A Note Of Explanation
by Sufjan Stevens
In December of 2001 (the Year of Epiphanies), I decided to record a collection of Christmas songs at home in Brooklyn, as a kind of musical benediction to a tumultuous year. It would be something to give as gifts for my family and friends, something with which to appease the apprehension of everyday life, which had been uprooted by all the extraordinary events in the world.
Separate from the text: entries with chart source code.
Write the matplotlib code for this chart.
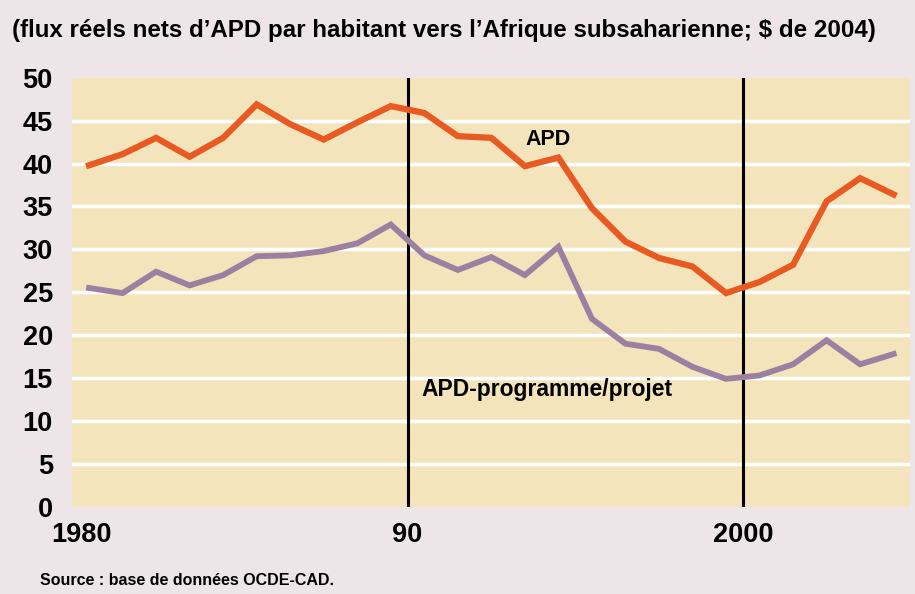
import numpy as np
import matplotlib
matplotlib.use('Agg')
import matplotlib.pyplot as plt
import matplotlib.transforms as mtransforms

plt.rcParams['font.family'] = ['Liberation Sans', 'DejaVu Sans']

# données (points en milieu d'année)
years = list(range(1980, 2005))
apd = [39.8, 41.1, 43.0, 40.8, 43.0, 46.9, 44.6, 42.8, 44.8, 46.7,
       45.9, 43.2, 43.0, 39.7, 40.7, 34.8, 30.9, 29.0, 28.0, 24.9,
       26.2, 28.2, 35.6, 38.3, 36.4]
apd_prog = [25.5, 24.9, 27.4, 25.8, 27.0, 29.2, 29.3, 29.8, 30.7, 32.9,
            29.3, 27.6, 29.1, 27.0, 30.3, 21.9, 19.0, 18.4, 16.3, 14.9,
            15.3, 16.6, 19.4, 16.6, 17.8]
yticks = [0, 5, 10, 15, 20, 25, 30, 35, 40, 45, 50]
xticks = [1980, 1990, 2000]
xticklabels = ['1980', '90', '2000']

title = "(flux réels nets d\u2019APD par habitant vers l\u2019Afrique subsaharienne; $ de 2004)"
source = "Source : base de données OCDE-CAD."

fig = plt.figure(figsize=(9.15, 5.94), dpi=100)
fig.patch.set_facecolor('#ede5e7')
ax = fig.add_axes([0.079, 0.147, 0.916, 0.722])
ax.set_facecolor('#f3e4bb')

x = np.array(years) + 0.5
for v in yticks[1:-1]:
    ax.axhline(v, color='white', lw=2.5, zorder=1)
for v in [1990, 2000]:
    ax.axvline(v, color='black', lw=2.2, zorder=2)

ax.plot(x, apd_prog, color='#9c80a2', lw=4.2, solid_joinstyle='miter', zorder=3)
ax.plot(x, apd, color='#e85a22', lw=4.5, solid_joinstyle='miter', zorder=4)

ax.text(1994.2, 42.8, 'APD', fontsize=15.5, fontweight='bold', ha='center', va='center', zorder=5)
ax.text(1990.4, 13.7, 'APD-programme/projet', fontsize=16.5, fontweight='bold',
        ha='left', va='center', zorder=5)

ax.set_xlim(1980, 2005)
ax.set_ylim(0, 50)
ax.set_yticks(yticks)
ax.set_xticks(xticks)
ax.set_xticklabels(xticklabels)
for s in ax.spines.values():
    s.set_visible(False)
ax.tick_params(axis='both', length=0, labelsize=19.5)
ax.tick_params(axis='y', pad=14)
ax.tick_params(axis='x', pad=11)
for lab in ax.get_xticklabels() + ax.get_yticklabels():
    lab.set_fontweight('bold')
# décaler "1980" un peu à droite, comme sur l'original
first = ax.get_xticklabels()[0]
first.set_transform(first.get_transform() +
                    mtransforms.ScaledTranslation(9 / 100, 0, fig.dpi_scale_trans))

fig.text(0.013, 0.948, title, fontsize=17.4, fontweight='bold', ha='left', va='center')
fig.text(0.044, 0.022, source, fontsize=11.5, fontweight='bold', ha='left', va='center')

fig.savefig('out.png', dpi=100, facecolor=fig.get_facecolor())
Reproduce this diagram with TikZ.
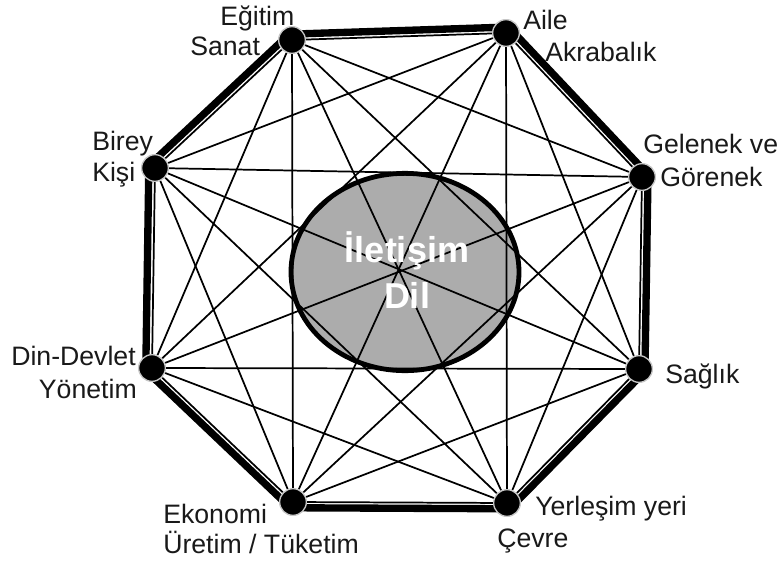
\documentclass[tikz,border=0pt]{standalone}
\usepackage{fontspec}
\setmainfont{Liberation Sans}
\usetikzlibrary{calc,shapes.geometric}
\pgfdeclarelayer{front}
\pgfsetlayers{main,front}

\begin{document}
\begin{tikzpicture}[x=0.75pt,y=-0.75pt,
  dot/.style={circle, fill=black, draw=gray!45, line width=1pt, minimum size=20pt, inner sep=0pt},
  lbl/.style={font=\fontsize{20}{24}\selectfont, inner sep=0pt, text=black!90},
  link/.style={line width=1.3pt},
  rim/.style={line width=5.5pt, line join=round},
  core/.style={ellipse, draw, fill=gray!65, line width=3.6pt, minimum width=171pt, minimum height=148pt}]
\useasboundingbox (0,0) rectangle (779,565);

\begin{pgfonlayer}{front}
\node[dot] (E) at (292,40) {};
\node[dot] (A) at (506,33) {};
\node[dot] (G) at (642,177) {};
\node[dot] (S) at (639,369) {};
\node[dot] (Y) at (507,503) {};
\node[dot] (K) at (293,502) {};
\node[dot] (D) at (152,368) {};
\node[dot] (B) at (155,168) {};
\end{pgfonlayer}

\coordinate (c) at (401,272);
\node[core] (core) at (405,272) {};

% outer frame
\draw[rim] ($(c)!1.025!(E)$)
  \foreach \n in {A,G,S,Y,K,D,B} { -- ($(c)!1.025!(\n)$) } -- cycle;

% every pair
\foreach \a [count=\i] in {E,A,G,S,Y,K,D,B}
  \foreach \b [count=\j] in {E,A,G,S,Y,K,D,B}
    {\ifnum\i<\j \draw[link] (\a) -- (\b); \fi}

\begin{pgfonlayer}{front}
\node[text=white, align=center, inner sep=0pt, font=\bfseries\fontsize{27}{34}\selectfont] (title) at (407,270) {İletişim\\Dil};
\end{pgfonlayer}

\node[lbl, anchor=base west] (e1) at (220,25) {Eğitim};
\node[lbl, anchor=base west] (e2) at (190,55) {Sanat};
\node[lbl, anchor=base west] (a1) at (523,29) {Aile};
\node[lbl, anchor=base west] (a2) at (545,61) {Akrabalık};
\node[lbl, anchor=base west] (b1) at (92,150) {Birey};
\node[lbl, anchor=base west] (b2) at (92,181) {Kişi};
\node[lbl, anchor=base west] (g1) at (643,153) {Gelenek ve};
\node[lbl, anchor=base west] (g2) at (660,186) {Görenek};
\node[lbl, anchor=base west] (s1) at (665,383) {Sağlık};
\node[lbl, anchor=base west] (y1) at (535,515) {Yerleşim yeri};
\node[lbl, anchor=base west] (y2) at (497,547) {Çevre};
\node[lbl, anchor=base east] (d1) at (136,365) {Din-Devlet};
\node[lbl, anchor=base east] (d2) at (137,398) {Yönetim};
\node[lbl, anchor=base west] (k1) at (163,523) {Ekonomi};
\node[lbl, anchor=base west] (k2) at (163,553) {Üretim / Tüketim};
\end{tikzpicture}
\end{document}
What did the angels renounce in the wake of the shepherds' trepidation? "Have no fear," they petitioned with trumpet blasts and a garish display of constellations. But that's like waving a gun in a bank lobby and demanding: "Everybody stay calm!" Music, of course, works much differently. The most discriminating of chord progressions can disarm the most arrogant of men, including myself. Christmas music does this to the highest degree. It intersects a supernatural phenomenon (the incarnation of God) with the sentimental mush of our mortal lives (presents, toys, Christmas tree ornaments, snow globes, cranberry sauce), leaving in its pathological wake a particular state of mind one can only describe as "that warm, fuzzy feeling." Was this what I was after? The search for existential significance in all that sentimental oatmeal? Perhaps, but I'm not so certain "Silent Night" and "Jingle Bells" can be used as an exegesis for the big questions in life.
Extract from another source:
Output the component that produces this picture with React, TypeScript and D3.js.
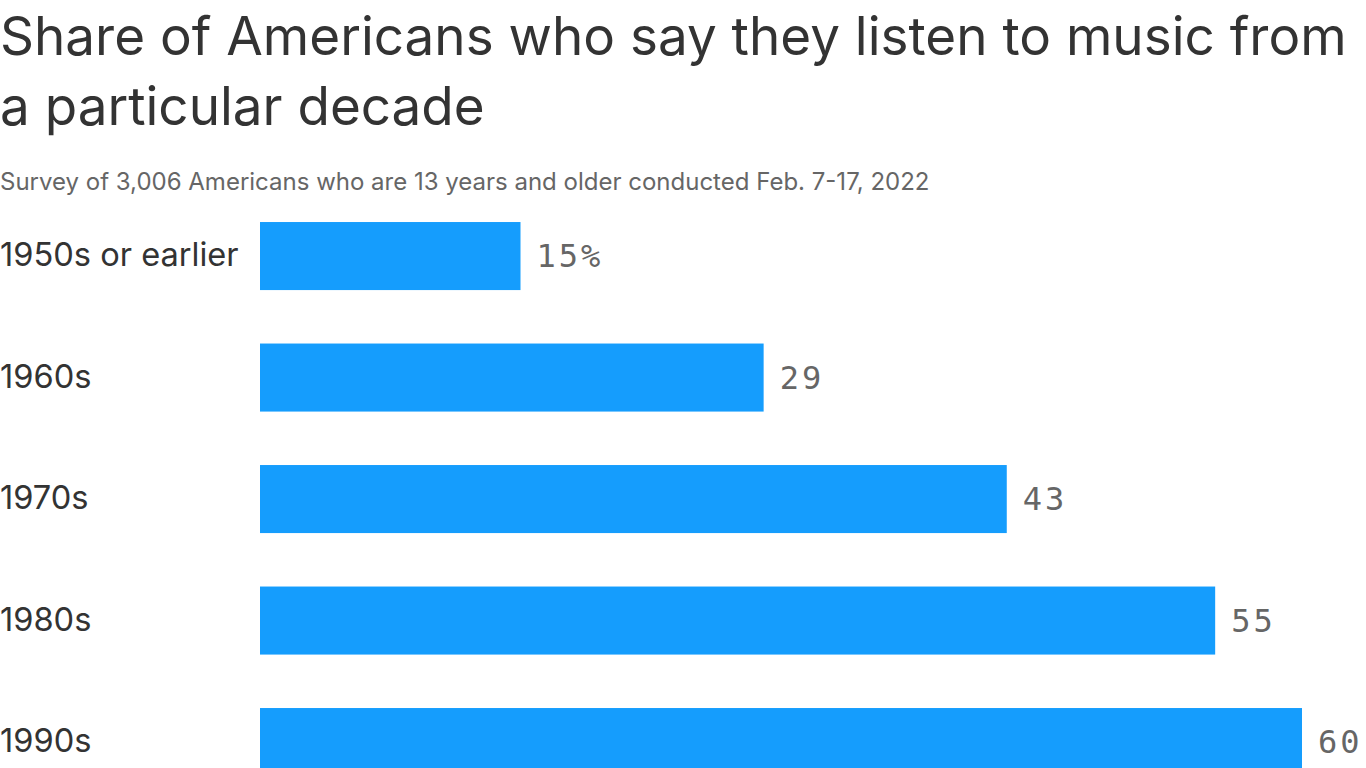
import React, { useEffect, useRef } from "react";
import * as d3 from "d3";

const categories = ["1950s or earlier", "1960s", "1970s", "1980s", "1990s"];
const values = [15, 29, 43, 55, 60];
const valueLabels = ["15%", "29", "43", "55", "60"];
const titleLines = [
  "Share of Americans who say they listen to music from",
  "a particular decade",
];
const subtitle = "Survey of 3,006 Americans who are 13 years and older conducted Feb. 7-17, 2022";

const W = 1366;
const H = 800;

export default function App() {
  const ref = useRef<SVGSVGElement>(null);
  useEffect(() => {
    document.body.style.margin = "0";
    const svg = d3.select(ref.current);
    svg.selectAll("*").remove();

    const x = d3.scaleLinear().domain([0, 60]).range([260, 1302]);
    const y = d3
      .scaleBand<string>()
      .domain(categories)
      .range([195.3, 195.3 + 5 * 121.5])
      .paddingInner(0.44)
      .paddingOuter(0.22);

    svg
      .selectAll("text.title")
      .data(titleLines)
      .join("text")
      .attr("class", "title")
      .attr("x", 0)
      .attr("y", (_, i) => 55 + i * 70)
      .attr("font-family", "Inter, 'Noto Sans', sans-serif")
      .attr("font-size", 53)
      .attr("fill", "#333333")
      .text((d) => d);

    svg
      .append("text")
      .attr("x", 0)
      .attr("y", 190)
      .attr("font-family", "Inter, 'Noto Sans', sans-serif")
      .attr("font-size", 24)
      .attr("fill", "#666666")
      .text(subtitle);

    const g = svg.append("g");
    g.selectAll("rect")
      .data(values)
      .join("rect")
      .attr("x", x(0))
      .attr("y", (_, i) => y(categories[i])!)
      .attr("width", (d) => x(d) - x(0))
      .attr("height", y.bandwidth())
      .attr("fill", "#159dfd");

    g.selectAll("text.cat")
      .data(categories)
      .join("text")
      .attr("class", "cat")
      .attr("x", 0)
      .attr("y", (d) => y(d)! + y.bandwidth() / 2 + 10)
      .attr("font-family", "Inter, 'Noto Sans', sans-serif")
      .attr("font-size", 32.6)
      .attr("fill", "#333333")
      .text((d) => d);

    g.selectAll("text.val")
      .data(values)
      .join("text")
      .attr("class", "val")
      .attr("x", (d) => x(d) + 16)
      .attr("y", (_, i) => y(categories[i])! + y.bandwidth() / 2 + 11)
      .attr("font-family", "'DejaVu Sans Mono', monospace")
      .attr("font-size", 32)
      .attr("letter-spacing", 3)
      .attr("fill", "#666666")
      .text((_, i) => valueLabels[i]);
  }, []);
  return <svg ref={ref} width={W} height={H} style={{ display: "block" }} />;
}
Or can they? I decided to find out, continuing the tradition year after year, plummeting into the abysmal canon of Yuletide carols, strumming the banjo, shaking the bells, tipping my Santa hat to Saint Nick, all the while assembling a ramshackle mix tape of Christmas "hits" (sometimes adding my own originals), wondering "What does it really mean to deck the halls with boughs of holly?" These short collections ("Songs for Christmas" EPs, I called them) were assembled at home, transferred to CD-R, sent out with stickers and stamps to family, friends and loved ones, year after year. I had a few accomplices whom I invited as transient collaborators: a college friend, a Presbyterian pastor and his wife, a string quartet, my little brother, to name a few. Whomever was around, I put them in front of a microphone and demanded: "Deck the halls with boughs of holly!" It's amazing what you can do with an 8-track and some mistletoe. I have great admiration for the people who participated in these musical exercises, sometimes against their better judgment. Perhaps they were just humoring me. At the very least, I discovered that sleigh bells are, in fact, difficult to play well (there is a technique to these kinds of things), and that Christmas music poses a cosmological conundrum in requiring us to sing so sweetly and sentimentally about something so terrifying and tragic. In the end, I had assembled five complete EPs in six years, skipping only one year, 2004, when I was anguishing over another album called "Illinois."
Which brings me to this elaborate box set. When I finally decided to "officially" release all this music (for better or for worse), I was determined to present each EP in its original form. A compilation would have been a cumbersome compromise. A "Greatest Hits" would have been heartbreaking. (How to choose?) It just seemed best to preserve the spirit of each individual EP—mistakes and all—as a document to the times. But I also wanted to augment the music with a lavish display of ornamentation—it just wouldn't be Christmas without all the festive frills and flourishes. Which might help explain the technicolor packaging, the chord charts, the animated video, the photographs, the comic strip, the family portrait, the essays, the short story, the Christmas stickers, all the incredible cornucopia of junk that has come to represent Christmas more than anything else. This is what it means to deck the halls, after all! This is my gift to you. Enjoy—and have a Happy Christmas!